Каждый солдат непременно получал небольшой сборник военных песен, которые должны были укреплять его мужество и решительность. Тренировки в армии часто бывали очень тяжелыми. Так, солдаты должны были маршировать несколько километров при полной экипировке, что, как считалось, закаляло боевой дух. Новобранцы, оказавшись в армии, чувствовали себя в своей тарелке, поскольку еще в начальной и средней школе для детей проводилась военная подготовка, включающая маршировку, построение и разучивание военных песен. В то время не шло речи о завоеваниях территорий, но новое военное образование ставило своей задачей воспитать патриотично настроенных молодых людей, способных встать на защиту своей страны в случае вторжения извне. Военная операция на территории Китая являлась в некотором роде «профилактической», а в Корею была предпринята карательная экспедиция — мера, которая должна были внушить уважение к японскому флагу. Амбиции японцев измерялись стремлением завоевать международное признание и показать, что Япония стоит на одной ступени с европейскими странами. Во время Русско-японской войны японский солдат получал строжайшие указания, предписывающие «джентльменское» поведение, особенно в отношении военнопленных:
«1. С военнопленными следует обращаться уважительно. Грубость и оскорбления недопустимы. 2. С военнопленными следует обращаться в соответствии с их рангом и званием. 3. Запрещается подвергать военнопленных физическим наказаниям или каким-либо ограничениям, если только этого не требует военная дисциплина. 4. Военнопленные имеют право на свободу совести и могут присутствовать при отправлении религиозных культов своей страны, если только это не противоречит военной дисциплине…»
Кроме того, правительство акцентировало внимание на том, чтобы о раненых — как японцах, так и русских — тщательно заботились и чтобы во всех обстоятельствах сохранялся столь чтимый самураями дух Бусидо.

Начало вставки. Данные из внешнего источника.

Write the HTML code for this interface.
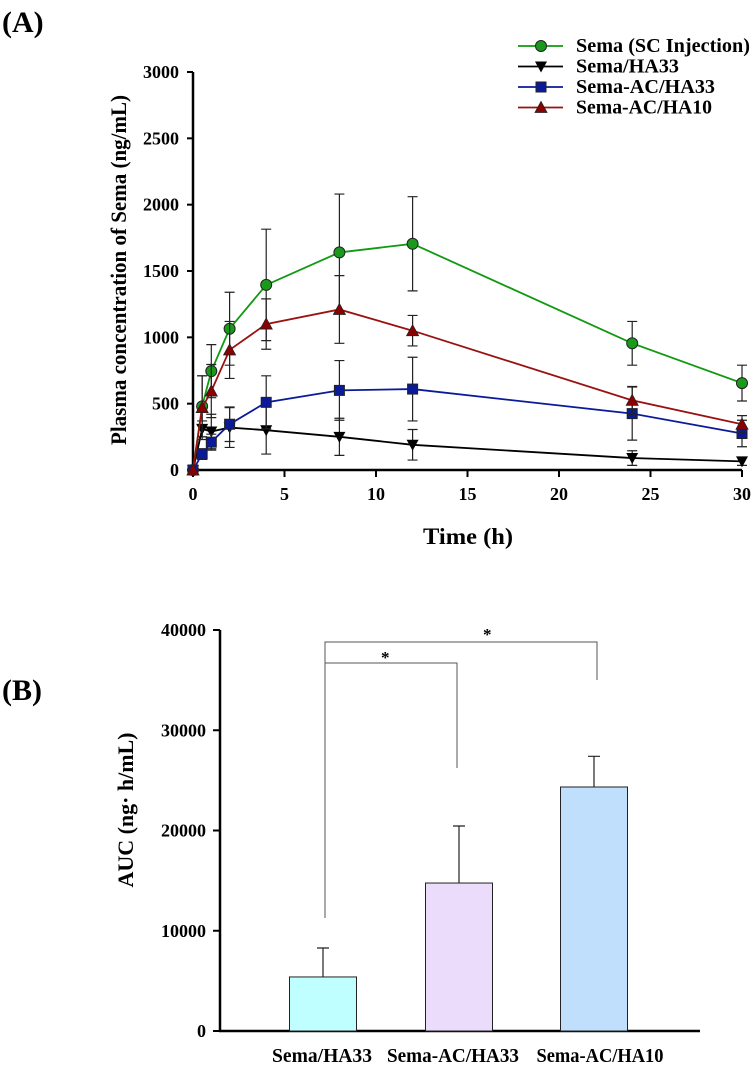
<!DOCTYPE html>
<html><head><meta charset="utf-8"><style>
body{margin:0;background:#fff;}
svg text{font-family:"Liberation Serif","Noto Serif CJK SC",serif;font-weight:bold;}
</style></head><body>
<svg id="c" width="753" height="1067" xmlns="http://www.w3.org/2000/svg">
<text x="2" y="32" font-size="30">(A)</text>
<text x="2" y="700" font-size="30">(B)</text>
<g id="ga"></g>
<g id="gb"></g>
</svg>
<script>
const times=[0,0.5,1,2,4,8,12,24,30];
const seriesNames=["Sema (SC Injection)","Sema/HA33","Sema-AC/HA33","Sema-AC/HA10"];
const greenVals=[0,480,745,1065,1395,1640,1705,955,655];
const greenErr=[0,230,200,275,420,440,355,165,135];
const blackVals=[0,310,290,320,300,250,190,90,65];
const blackErr=[0,60,130,150,180,140,115,55,30];
const blueVals=[0,120,210,345,510,600,610,425,275];
const blueErr=[0,40,60,130,200,225,240,200,100];
const redVals=[0,470,595,905,1100,1210,1050,525,345];
const redErr=[0,240,200,215,190,255,115,105,65];
const yTicksA=[0,500,1000,1500,2000,2500,3000];
const xTicksA=[0,5,10,15,20,25,30];
const barCats=["Sema/HA33","Sema-AC/HA33","Sema-AC/HA10"];
const barVals=[5390,14760,24340];
const barErr=[2890,5690,3060];
const yTicksB=[0,10000,20000,30000,40000];

const NS="http://www.w3.org/2000/svg";
function mk(p,t,a){const e=document.createElementNS(NS,t);for(const k in a)e.setAttribute(k,a[k]);p.appendChild(e);return e;}
const ga=document.getElementById('ga'),gb=document.getElementById('gb');
const xA=v=>193+v*(742-193)/30, yA=v=>470-v*(470-72)/3000;
let e=mk(ga,'line',{x1:193,y1:72,x2:193,y2:471,stroke:'#000','stroke-width':2.5});

e=mk(ga,'line',{x1:192,y1:470,x2:742,y2:470,stroke:'#000','stroke-width':2.5});

yTicksA.forEach(v=>{e=mk(ga,'line',{x1:187,x2:193,y1:yA(v),y2:yA(v),stroke:'#000','stroke-width':2});

e=mk(ga,'text',{x:179,y:yA(v)+6,'text-anchor':'end','font-size':18});e.textContent=v;
});
xTicksA.forEach(v=>{e=mk(ga,'line',{x1:xA(v),x2:xA(v),y1:470,y2:477,stroke:'#000','stroke-width':2});

e=mk(ga,'text',{x:xA(v),y:500,'text-anchor':'middle','font-size':18});e.textContent=v;
});
e=mk(ga,'text',{x:468,y:544,'text-anchor':'middle','font-size':23,textLength:90,lengthAdjust:'spacingAndGlyphs'});e.textContent='Time (h)';

e=mk(ga,'text',{x:0,y:0,'text-anchor':'middle','font-size':22,textLength:350,lengthAdjust:'spacingAndGlyphs',transform:'translate(126,270) rotate(-90)'});e.textContent='Plasma concentration of Sema (ng/mL)';

const series=[[greenVals,greenErr,'#119911','#1a9a1a','circle'],[blackVals,blackErr,'#000','#000','down'],[blueVals,blueErr,'#0a1a99','#0a1a99','square'],[redVals,redErr,'#991111','#8b0000','up']];
const legW=[174,103,139,136];
function marker(g,t,x,y,col){let m;
if(t=='circle')m=mk(g,'circle',{cx:x,cy:y,r:5.5,fill:col,stroke:'#222','stroke-width':1});
else if(t=='square')m=mk(g,'rect',{x:x-5,y:y-5,width:10,height:10,fill:col,stroke:'#222','stroke-width':1});
else if(t=='down')m=mk(g,'path',{d:`M${x-6},${y-5}L${x+6},${y-5}L${x},${y+6}Z`,fill:col});
else m=mk(g,'path',{d:`M${x-6},${y+5}L${x+6},${y+5}L${x},${y-6}Z`,fill:col,stroke:'#222','stroke-width':0.8});
return m;}
series.forEach((s,si)=>{
const g=mk(ga,'g',{});
s[0].forEach((v,i)=>{if(!s[1][i])return;const x=xA(times[i]);
e=mk(g,'path',{d:`M${x},${yA(v-s[1][i])}V${yA(v+s[1][i])}M${x-5},${yA(v+s[1][i])}H${x+5}M${x-5},${yA(v-s[1][i])}H${x+5}`,stroke:'#222','stroke-width':1.2,fill:'none'});
});
e=mk(g,'polyline',{points:s[0].map((v,i)=>xA(times[i])+','+yA(v)).join(' '),fill:'none',stroke:s[2],'stroke-width':1.8});

s[0].forEach((v,i)=>{e=marker(g,s[4],xA(times[i]),yA(v),s[3]);
});
const ly=46+si*20.5;
e=mk(g,'line',{x1:518,x2:563,y1:ly,y2:ly,stroke:s[2],'stroke-width':1.8});

e=marker(g,s[4],541,ly,s[3]);
e=mk(g,'text',{x:576,y:ly+6,'font-size':20,textLength:legW[si],lengthAdjust:'spacingAndGlyphs'});e.textContent=seriesNames[si];

});
const yB=v=>1031-v*(1031-630)/40000;
const bx=[323,459,594],bw=67,fills=['#bfffff','#ecdcfc','#bfdffc'];
const labX=[322,453,600],labW=[100,132,127];
e=mk(gb,'line',{x1:220,y1:630,x2:220,y2:1032,stroke:'#000','stroke-width':2.5});

e=mk(gb,'line',{x1:219,y1:1031,x2:700,y2:1031,stroke:'#000','stroke-width':2.5});

yTicksB.forEach(v=>{e=mk(gb,'line',{x1:213,x2:220,y1:yB(v),y2:yB(v),stroke:'#000','stroke-width':2});

e=mk(gb,'text',{x:206,y:yB(v)+6,'text-anchor':'end','font-size':18});e.textContent=v;
});
e=mk(gb,'text',{x:0,y:0,'text-anchor':'middle','font-size':22,textLength:155,lengthAdjust:'spacingAndGlyphs',transform:'translate(133,810) rotate(-90)'});e.textContent='AUC (ng· h/mL)';

barVals.forEach((v,i)=>{const x=bx[i];
e=mk(gb,'path',{d:`M${x},${yB(v)}V${yB(v+barErr[i])}M${x-6},${yB(v+barErr[i])}H${x+6}`,stroke:'#222','stroke-width':1.2});

e=mk(gb,'rect',{x:x-bw/2,y:yB(v),width:bw,height:yB(0)-yB(v),fill:fills[i],stroke:'#222','stroke-width':1});

e=mk(gb,'text',{x:labX[i],y:1062,'text-anchor':'middle','font-size':20,textLength:labW[i],lengthAdjust:'spacingAndGlyphs'});e.textContent=barCats[i];
});
e=mk(gb,'path',{d:`M325,${yB(11270)}V642H597V${yB(35010)}M325,663H457V${yB(26230)}`,stroke:'#555','stroke-width':1,fill:'none'});

e=mk(gb,'text',{x:381,y:663,'font-size':17});e.textContent='*';

e=mk(gb,'text',{x:483,y:640,'font-size':17});e.textContent='*';

</script>
</body></html>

Эти требования много дали японской армии. До того времени принципы Бусидо соблюдались разве что только воинами из высших сословий, а простолюдины, чьи моральные качества считались «низкими», их не поддерживали. Но когда принципы Бусидо сделались достоянием каждого, и знать, и простонародье почувствовали, что они сами становятся высшим классом. Крестьянин или торговец, который раньше влачил безрадостное существование, отныне был вознесен до уровня самурая или вельможи прошлого. Это наполняло его гордостью, и он всеми силами старался соответствовать рыцарскому идеалу Бусидо, презирающему смерть, но подчеркнуто милосердному к побежденному врагу. Во время Русско-японской войны (Нитиро) каждый солдат требовал от себя такого поведения, чтобы императору не пришлось краснеть за него. Впрочем, это не мешало относиться к «варварам» с некоторым пренебрежением. «В то время, — пишет барон Суэмацу, — детское поведение русских солдат часто описывалось в японских журналах». И он же дает пример такого поведения, расцененного японцами как непристойное: «Когда битва при Ляояне была окончена, один из пленных обрадовался, узнав о поражении русских, говоря, что русское правительство — дурное правительство. Однако спустя некоторое время он принялся рыдать, потому что «после войны России уже не будет», и он не знал, куда ему идти…» Японцы не могли взять в толк, как можно одновременно быть патриотом своей страны и противостоять ее правительству.